Retrieve the return value from the #eax register.
Call VirtualFree.
Steps #5 and #11 should be done in a finally block and/or use the IDisposable pattern.
The other main option would be to create a RAMdrive, write the executable there, run it, and cleanup. That might be a little safer since you aren't trying to write self-modifying code (which is tough in any case, but especially so when the code isn't even yours). But I'm fairly certain it will require even more platform API calls than the dynamic code injection option -- all of them requiring C++ or PInvoke, naturally.

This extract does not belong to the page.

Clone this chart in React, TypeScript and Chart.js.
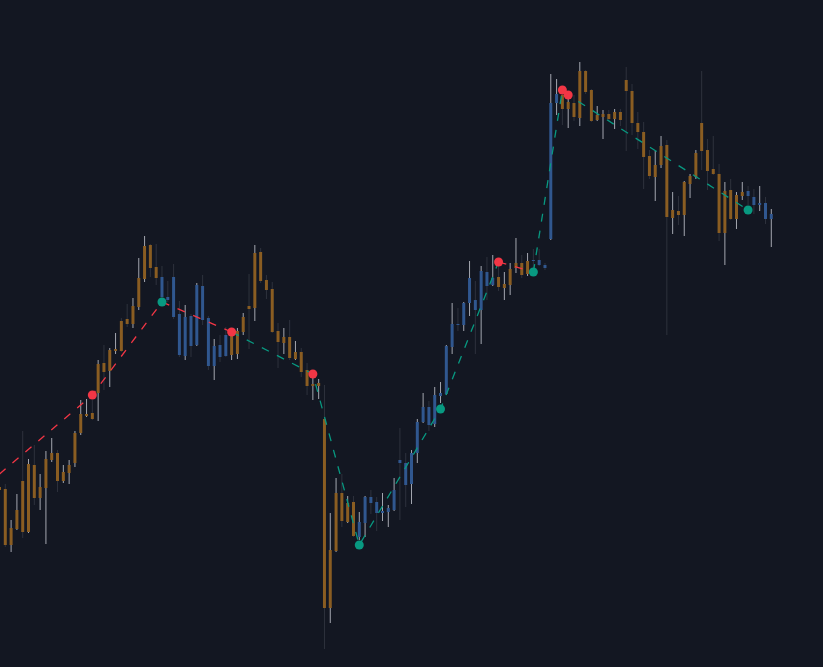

Take a look at the "In Memory" section of this paper. Realize that it's from a remote DLL injection perspective, but the concept should be the same.
Remote Library Injection
Creating a RAMdisk or dumping the code into memory and then executing it are both possible, but extremely complicated solutions (possibly more so in managed code).
Does it need to be an executable? If you package it as an assembly, you can use Assembly.Load() from a memory stream - a couple of trivial lines of code.
Or if it really has to be an executable, what's actually wrong with writing a temp file? It'll take a few lines of code to dump it to a temp file, execute it, wait for it to exit, and then delete the temp file - it may not even get out of the disk cache before you've deleted it! Sometimes the simple, obvious solution is the best solution.
This is explicitly not allowed in Vista+. You can use some undocumented Win32 API calls in XP to do this but it was broken in Vista+ because it was a massive security hole and the only people using it were malware writers.